Do you have any future plans to expand or improve anything using the funds you’ve raised?
We are still a long way from where we envision AdEasy to be. We are working on some exciting
features with the recent funds raised, which will change the way brands buy offline ads and track the effectiveness of their offline campaigns.
Where do you see AdEasy’s future going?
We are also looking to expand throughout SEA over the next few years starting with our neighbouring countries; Singapore and Thailand. Our vision for AdEasy is to be the go-to online ecosystem for advertising.
Do you have a message for those who are trying to startup their own business and what advice can you give them as a veteran in the field of media?
Get a CTO. If you’re starting a tech startup, it’s highly advisable to get a Chief Technology Officer (CTO) as your co-founder at the ideation stage. It will save you a lot of time and money. They are the executives in charge of your organisation’s technological needs as well as its research and development (R&D). They develop policies and procedures and uses technology to enhance products and services that focus on external customers.
Monetisation. Before even thinking about raising money, I believe in knowing how to monetise your startup. In my opinion, a cool idea can only take you so far. If it doesn’t generate any revenue, it’s just an idea, not a business.

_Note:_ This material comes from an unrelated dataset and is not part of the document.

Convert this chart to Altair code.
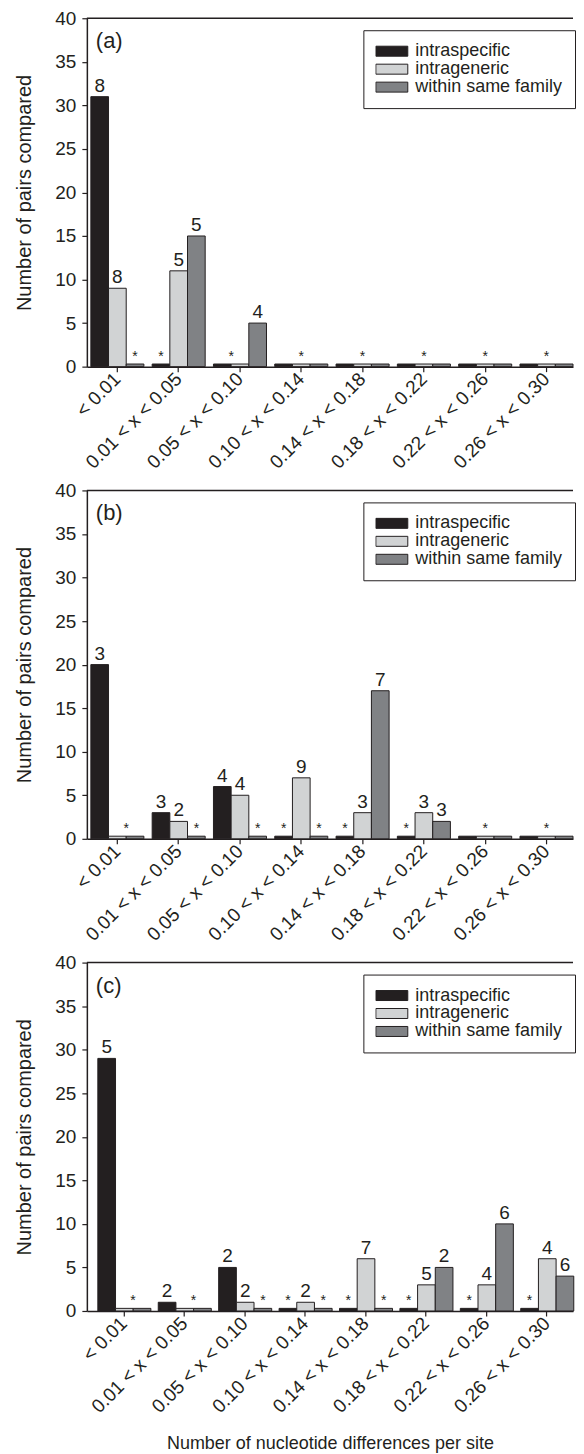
import altair as alt
import pandas as pd

FONT = "Liberation Sans"
INK = "#231f20"

categories = ["< 0.01", "0.01 < x < 0.05", "0.05 < x < 0.10", "0.10 < x < 0.14",
              "0.14 < x < 0.18", "0.18 < x < 0.22", "0.22 < x < 0.26", "0.26 < x < 0.30"]
series = ["intraspecific", "intrageneric", "within same family"]
series_colors = ["#231f20", "#d1d3d4", "#808285"]

# ---- panel (a)
a_intraspecific = [31, 0, 0, 0, 0, 0, 0, 0]
a_intrageneric = [9, 11, 0, 0, 0, 0, 0, 0]
a_family = [0, 15, 5, 0, 0, 0, 0, 0]
a_lab_intraspecific = ["8", "", "", "", "", "", "", ""]
a_lab_intrageneric = ["8", "5", "", "", "", "", "", ""]
a_lab_family = ["", "5", "4", "", "", "", "", ""]
a_star_group = [0, 1, 2, 3, 4, 5, 6, 7]
a_star_slot = [2, 0, 0.5, 1, 1, 1, 1, 1]

# ---- panel (b)
b_intraspecific = [20, 3, 6, 0, 0, 0, 0, 0]
b_intrageneric = [0, 2, 5, 7, 3, 3, 0, 0]
b_family = [0, 0, 0, 0, 17, 2, 0, 0]
b_lab_intraspecific = ["3", "3", "4", "", "", "", "", ""]
b_lab_intrageneric = ["", "2", "4", "9", "3", "3", "", ""]
b_lab_family = ["", "", "", "", "7", "3", "", ""]
b_star_group = [0, 1, 2, 3, 3, 4, 5, 6, 7]
b_star_slot = [1.5, 2, 2, 0, 2, 0, 0, 1, 1]

# ---- panel (c)
c_intraspecific = [29, 1, 5, 0, 0, 0, 0, 0]
c_intrageneric = [0, 0, 1, 1, 6, 3, 3, 6]
c_family = [0, 0, 0, 0, 0, 5, 10, 4]
c_lab_intraspecific = ["5", "2", "2", "", "", "", "", ""]
c_lab_intrageneric = ["", "", "2", "2", "7", "5", "4", "4"]
c_lab_family = ["", "", "", "", "", "2", "6", "6"]
c_star_group = [0, 1, 2, 3, 3, 4, 4, 5, 6, 7]
c_star_slot = [1.5, 1.5, 2, 0, 2, 0, 2, 0, 0, 0]

W, H = 487, 349
PI = 0.135


def bars_df(v1, v2, v3, l1, l2, l3):
    rows = []
    for vals, labs, s in ((v1, l1, series[0]), (v2, l2, series[1]), (v3, l3, series[2])):
        for c, v, lab in zip(categories, vals, labs):
            rows.append({"cat": c, "series": s, "value": v, "label": lab})
    return pd.DataFrame(rows)


def stars_df(groups, slots):
    rows = []
    for g, sl in zip(groups, slots):
        rows.append({"cat": categories[g], "series": series[int(sl)],
                     "half": sl != int(sl), "value": 0, "label": "*"})
    return pd.DataFrame(rows)


def panel(letter, vals, labs, sgroups, sslots, left_space, last=False):
    step = (W - left_space) / (len(categories) - PI)
    po = left_space / 2 / step
    bar_w = step * (1 - PI) / 3

    xaxis = alt.Axis(
        labelAngle=-45, labelAlign="right", labelBaseline="middle",
        labelFont=FONT, labelFontSize=19, labelColor=INK, labelPadding=4,
        labelOverlap=False, labelLimit=300,
        tickSize=5, tickColor=INK, tickWidth=1.2,
        domainColor=INK, domainWidth=1.5,
        title="Number of nucleotide differences per site" if last else None,
        titleFont=FONT, titleFontSize=18, titleFontWeight="normal", titleColor=INK,
        titlePadding=18,
    )
    X = alt.X("cat:N", sort=categories,
              scale=alt.Scale(domain=categories, paddingInner=PI, paddingOuter=po, align=1),
              axis=xaxis)
    XO = alt.XOffset("series:N", sort=series,
                     scale=alt.Scale(domain=series, paddingInner=0, paddingOuter=0))
    Y = alt.Y("shown:Q", scale=alt.Scale(domain=[0, 40], nice=False, zero=True),
              axis=alt.Axis(values=list(range(0, 41, 5)), grid=False,
                            title="Number of pairs compared",
                            titleFont=FONT, titleFontSize=20, titleFontWeight="normal",
                            titleColor=INK, titlePadding=20,
                            labelFont=FONT, labelFontSize=19, labelColor=INK, labelPadding=6,
                            tickSize=5, tickColor=INK, tickWidth=1.2,
                            domainColor=INK, domainWidth=1.5))

    bdf = bars_df(*vals, *labs)
    sdf = stars_df(sgroups, sslots)
    calc = {"shown": "max(datum.value, 0.3)"}

    bars = alt.Chart(bdf).transform_calculate(**calc).mark_bar(
        stroke=INK, strokeWidth=1).encode(
        x=X, xOffset=XO, y=Y,
        color=alt.Color("series:N", sort=series,
                        scale=alt.Scale(domain=series, range=series_colors),
                        legend=alt.Legend(
                            title=None, orient="none", legendX=277, legendY=12,
                            symbolType="M-1,-0.3125H1V0.3125H-1Z", symbolSize=1024,
                            symbolStrokeColor=INK, symbolStrokeWidth=1,
                            symbolOpacity=1, clipHeight=18, rowPadding=0,
                            labelFont=FONT, labelFontSize=18, labelColor=INK,
                            labelOffset=7, padding=12,
                            fillColor="white", strokeColor=INK)),
    )
    labels = alt.Chart(bdf).transform_calculate(**calc).transform_filter(
        "datum.label != ''").mark_text(
        baseline="alphabetic", dy=-5, font=FONT, fontSize=19, color=INK).encode(
        x=X, xOffset=XO, y=Y, text="label:N")
    stars_c = alt.Chart(sdf[~sdf["half"]]).transform_calculate(**calc).mark_text(
        baseline="alphabetic", dy=-3, font=FONT, fontSize=14, color=INK).encode(
        x=X, xOffset=XO, y=Y, text="label:N")
    layers = [bars, labels, stars_c]
    if sdf["half"].any():
        stars_h = alt.Chart(sdf[sdf["half"]]).transform_calculate(**calc).mark_text(
            baseline="alphabetic", dy=-3, dx=bar_w / 2, font=FONT, fontSize=14,
            color=INK).encode(x=X, xOffset=XO, y=Y, text="label:N")
        layers.append(stars_h)
    top = alt.Chart(pd.DataFrame({"k": [1]})).mark_rule(
        color=INK, strokeWidth=1.5).encode(y=alt.datum(40))
    tag = alt.Chart(pd.DataFrame({"t": [letter]})).mark_text(
        align="left", baseline="alphabetic", font=FONT, fontSize=22, color=INK).encode(
        text="t:N", x=alt.value(9), y=alt.value(30))
    layers += [top, tag]
    return alt.layer(*layers).properties(width=W, height=H)


pa = panel("(a)", (a_intraspecific, a_intrageneric, a_family),
           (a_lab_intraspecific, a_lab_intrageneric, a_lab_family),
           a_star_group, a_star_slot, 4)
pb = panel("(b)", (b_intraspecific, b_intrageneric, b_family),
           (b_lab_intraspecific, b_lab_intrageneric, b_lab_family),
           b_star_group, b_star_slot, 4)
pc = panel("(c)", (c_intraspecific, c_intrageneric, c_family),
           (c_lab_intraspecific, c_lab_intrageneric, c_lab_family),
           c_star_group, c_star_slot, 11, last=True)

chart = alt.vconcat(pa, pb, pc, spacing=124, bounds="flush").resolve_legend(
    color="independent").resolve_scale(color="independent", x="independent").properties(
    padding={"left": 6, "top": 0, "right": 0, "bottom": 0}
).configure_view(stroke=None)

chart.save("out.html", embed_options={"renderer": "svg", "actions": False})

Stay lean and keep your overheads low as long as you can. For early-stage startups (less than three years), focus on building your minimum viable product (MVP), and traction. Don’t worry about getting a big fancy office, nice address or unnecessary perks. My advice would be to hire only when you really need to, and to bootstrap as much as you can and as long as you can. You can have all the nice things later when you start turning a profit.